After that killing, Iran's deputy UN ambassador Eshagh al-Habib condemned the “terrorist attacks” and told the UN Security Council that Mr. Roshan had recently met with IAEA inspectors, "a fact that indicates that this UN agency may have played a role in leaking information on Iran's nuclear facilities and scientists."

Senior Iranian lawmaker Zohreh Elahian charged that there was "credible evidence" of IAEA involvement in "espionage on our nuclear activities."

The IAEA would not confirm or deny any previous inspector meetings with Roshan to the Monitor, and referred instead to a quote that IAEA spokeswoman Gill Tudor gave to Reuters shortly after the assassination: "The Agency has not released this man's name. We do not know him."
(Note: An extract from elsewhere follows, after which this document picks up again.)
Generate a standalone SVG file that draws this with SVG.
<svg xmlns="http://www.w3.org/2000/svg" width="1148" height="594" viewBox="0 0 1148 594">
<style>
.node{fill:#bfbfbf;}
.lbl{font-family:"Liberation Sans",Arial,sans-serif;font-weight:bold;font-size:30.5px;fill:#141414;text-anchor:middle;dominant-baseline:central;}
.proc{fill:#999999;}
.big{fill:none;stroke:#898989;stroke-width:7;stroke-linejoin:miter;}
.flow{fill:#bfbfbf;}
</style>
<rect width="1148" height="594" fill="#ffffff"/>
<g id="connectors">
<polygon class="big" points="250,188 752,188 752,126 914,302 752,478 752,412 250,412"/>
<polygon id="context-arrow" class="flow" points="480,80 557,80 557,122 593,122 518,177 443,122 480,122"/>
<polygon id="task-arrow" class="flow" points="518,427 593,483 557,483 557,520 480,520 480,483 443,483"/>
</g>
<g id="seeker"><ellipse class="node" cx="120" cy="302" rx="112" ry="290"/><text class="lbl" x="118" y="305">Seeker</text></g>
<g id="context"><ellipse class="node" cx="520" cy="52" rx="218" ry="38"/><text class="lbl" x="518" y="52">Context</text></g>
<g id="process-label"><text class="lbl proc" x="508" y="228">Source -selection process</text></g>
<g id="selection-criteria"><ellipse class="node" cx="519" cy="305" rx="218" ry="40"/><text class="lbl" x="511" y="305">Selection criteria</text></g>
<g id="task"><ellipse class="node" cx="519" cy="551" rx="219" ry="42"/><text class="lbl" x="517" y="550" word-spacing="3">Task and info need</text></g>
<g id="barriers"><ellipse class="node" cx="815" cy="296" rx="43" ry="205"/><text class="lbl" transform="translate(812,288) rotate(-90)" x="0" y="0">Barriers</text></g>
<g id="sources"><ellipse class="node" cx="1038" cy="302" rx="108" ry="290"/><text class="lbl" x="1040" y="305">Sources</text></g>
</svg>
Two unnamed senior US officials confirmed to NBC News last month that operatives of the opposition Mujahideen-e Khalq (MEK, or MKO) who were trained and financed by Israel, had carried out the killings. Such reports confirm earlier claims by Iran – and foster deeper mistrust that pressure on the nuclear issue is a pretext for regime change.

How Roshan may have become a target

US Secretary of State Hillary Clinton "categorically" denied any American role in the assassination of Roshan. The names of those scientists would have been available by other means to intelligence agencies hostile to Iran, experts say.